# Catching Hardtails



## Reel Rowdy

What is the best way/technique to get a few hardtails on the way out to the rigs? Thanks in advance for the info!


----------



## bluffman2

stop by the buoys and some wrecks in shallower water and drop sabikis down ...load up and head out


----------



## sirmashalot

troll in front of the coast guard station with squid spoons if they arent on the bouys


----------



## true-king

We've been finding them sometimes on the beach outside the pass. If you can find them concentrated, you can load up real quick. A sabiki or small jig will get em.


----------



## tidefanjam

we jigged a small diamond jig at one of the shallow water rigs on our way out last weekend and got em


----------



## Pelagic Tigress

What shallow rigs do you pass on the way to the floaters? Last time we left from Perdido Pass, we didn't see a rig for about 50 miles.


----------



## Captain Woody Woods

> *Deep Blue (7/23/2008)*What shallow rigs do you pass on the way to the floaters? Last time we left from Perdido Pass, we didn't see a rig for about 50 miles.

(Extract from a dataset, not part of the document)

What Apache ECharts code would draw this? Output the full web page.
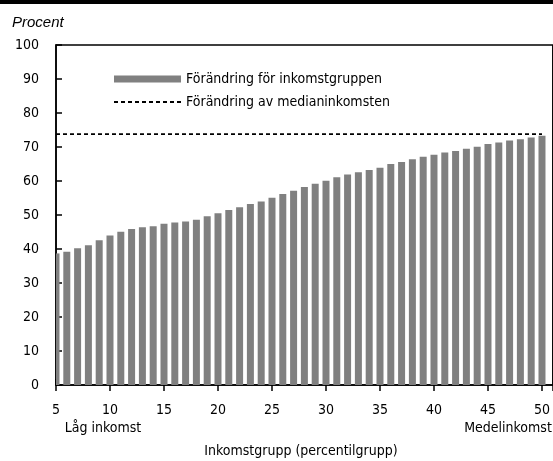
<!DOCTYPE html>
<html>
<head>
<meta charset="utf-8">
<script src="https://cdn.jsdelivr.net/npm/echarts@6/dist/echarts.min.js"></script>
<style>
html,body{margin:0;padding:0;background:#fff;}
#chart{width:553px;height:461px;}
</style>
</head>
<body>
<div id="chart"></div>
<script>
// Percentile groups (x values)
const percentiles = [5,6,7,8,9,10,11,12,13,14,15,16,17,18,19,20,21,22,23,24,25,26,27,28,29,30,
  31,32,33,34,35,36,37,38,39,40,41,42,43,44,45,46,47,48,49,50];
// Change for the income group (percent)
const groupChange = [38.7,39.2,40.2,41.1,42.6,44.0,45.1,45.9,46.4,46.7,47.4,47.8,48.1,48.6,49.6,50.5,
  51.5,52.3,53.2,54.0,55.1,56.2,57.1,58.2,59.2,60.1,61.1,61.9,62.6,63.2,63.9,65.0,65.6,66.4,67.1,67.7,
  68.4,68.8,69.5,70.1,70.9,71.3,71.9,72.3,72.8,73.3];
// Change of the median income (percent)
const medianChange = 73.8;
const xTickInterval = 5;
const yTicks = [0,10,20,30,40,50,60,70,80,90,100];

const FONT = "'DejaVu Sans Condensed', 'Liberation Sans Narrow', 'Liberation Sans', sans-serif";
const BAR_COLOR = '#808080';
const BAR_W = 7;
const chart = echarts.init(document.getElementById('chart'), null, {renderer: 'canvas'});

const xMin = percentiles[0], xMax = 51;

function renderBar(params, api) {
  const x = api.value(0), y = api.value(1);
  const top = api.coord([x, y]);
  const base = api.coord([x, 0]);
  const cs = params.coordSys;
  const rect = echarts.graphic.clipRectByRect(
    {x: top[0] - BAR_W / 2, y: top[1], width: BAR_W, height: base[1] - top[1]},
    {x: cs.x, y: cs.y, width: cs.width, height: cs.height}
  );
  if (!rect) return null;
  return {type: 'rect', shape: rect, style: {fill: BAR_COLOR}};
}

chart.setOption({
  animation: false,
  backgroundColor: '#fff',
  grid: {
    left: 56, top: 45, bottom: 76, right: -8,
    show: true, borderColor: '#000', borderWidth: 1.5, backgroundColor: 'transparent'
  },
  legend: {
    orient: 'vertical',
    left: 113, top: 72, padding: 0,
    itemWidth: 67, itemHeight: 7, itemGap: 9,
    textStyle: {fontFamily: FONT, fontSize: 14, color: '#000'},
    data: [
      {name: 'Förändring för inkomstgruppen', icon: 'rect', itemStyle: {color: BAR_COLOR}},
      {name: 'Förändring av medianinkomsten', itemStyle: {opacity: 0}}
    ]
  },
  xAxis: [{
    type: 'value', min: xMin, max: xMax, interval: xTickInterval,
    axisLine: {show: true, onZero: false, lineStyle: {color: '#000', width: 1.5}},
    axisTick: {show: true, inside: true, length: 6, lineStyle: {color: '#000', width: 1.5}},
    axisLabel: {show: true, margin: 18, fontFamily: FONT, fontSize: 14, color: '#000', showMaxLabel: false},
    splitLine: {show: false}
  }, {
    type: 'value', min: xMin, max: xMax, interval: xTickInterval, position: 'bottom',
    axisLine: {show: false},
    axisTick: {show: true, inside: false, length: 6, lineStyle: {color: '#000', width: 1.5}},
    axisLabel: {show: false},
    splitLine: {show: false}
  }],
  yAxis: {
    type: 'value', min: yTicks[0], max: yTicks[yTicks.length-1], interval: 10,
    axisLine: {show: true, lineStyle: {color: '#000', width: 1.5}},
    axisTick: {show: true, inside: true, length: 6, lineStyle: {color: '#000', width: 1.5}},
    axisLabel: {margin: 17, fontFamily: FONT, fontSize: 14, color: '#000'},
    splitLine: {show: false}
  },
  series: [{
    name: 'Förändring för inkomstgruppen',
    type: 'custom',
    xAxisIndex: 0,
    renderItem: renderBar,
    itemStyle: {color: BAR_COLOR},
    encode: {x: 0, y: 1},
    data: percentiles.map((p, i) => [p, groupChange[i]]),
    z: 2
  }, {
    name: 'Förändring av medianinkomsten',
    type: 'line',
    xAxisIndex: 0,
    symbol: 'none',
    lineStyle: {color: '#000', width: 1.8, type: [4, 3]},
    itemStyle: {color: '#000'},
    data: [[percentiles[0], medianChange], [percentiles[percentiles.length-1], medianChange]],
    z: 5
  }],
  graphic: [
    {type: 'rect', left: 0, top: 0, shape: {width: 553, height: 4}, style: {fill: '#000'}},
    {type: 'text', left: 12, top: 15, style: {text: 'Procent', fontFamily: "'Liberation Sans', Arial, sans-serif", fontStyle: 'italic', fontSize: 15, fill: '#000'}},
    {type: 'text', x: 103, y: 428, style: {text: 'Låg inkomst', fontFamily: FONT, fontSize: 14, fill: '#000', textAlign: 'center', textVerticalAlign: 'middle'}},
    {type: 'text', x: 508, y: 428, style: {text: 'Medelinkomst', fontFamily: FONT, fontSize: 14, fill: '#000', textAlign: 'center', textVerticalAlign: 'middle'}},
    {type: 'text', x: 301, y: 451, style: {text: 'Inkomstgrupp (percentilgrupp)', fontFamily: FONT, fontSize: 14, fill: '#000', textAlign: 'center', textVerticalAlign: 'middle'}}
  ]
});
</script>
</body>
</html>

Head hard west towards Fort Morgan. Those rigs have plenty of them. THEN turn south towards Ram Powell and beyond....


----------



## ccustom43

Go to petronius and catch them there


----------



## gmblnfool

Go to the rigs and drop a pompano jig and drop deep. Jig up fast and you will catch them. Sabikis work too but I get frustrated with the mess. We use to make the mistake of not dropping deep enough. The ones hoo was talking about always produce.


----------



## Corpsman

slow trolling Sabikis (the larger ones that look like tubes or grubs) on the first sand bar has worked very well for me in the past.


----------



## Radiater

> *Deep Blue (7/23/2008)*What shallow rigs do you pass on the way to the floaters? Last time we left from Perdido Pass, we didn't see a rig for about 50 miles.


Hit the first rig you see and if they're not there. Go to the next one until you find them.


----------



## Ajerv

Troll a baby squid tree.


----------



## gocatchfish37

Little Gotchas, jig em with a hard jerk, i hate the mess sabikis cause


----------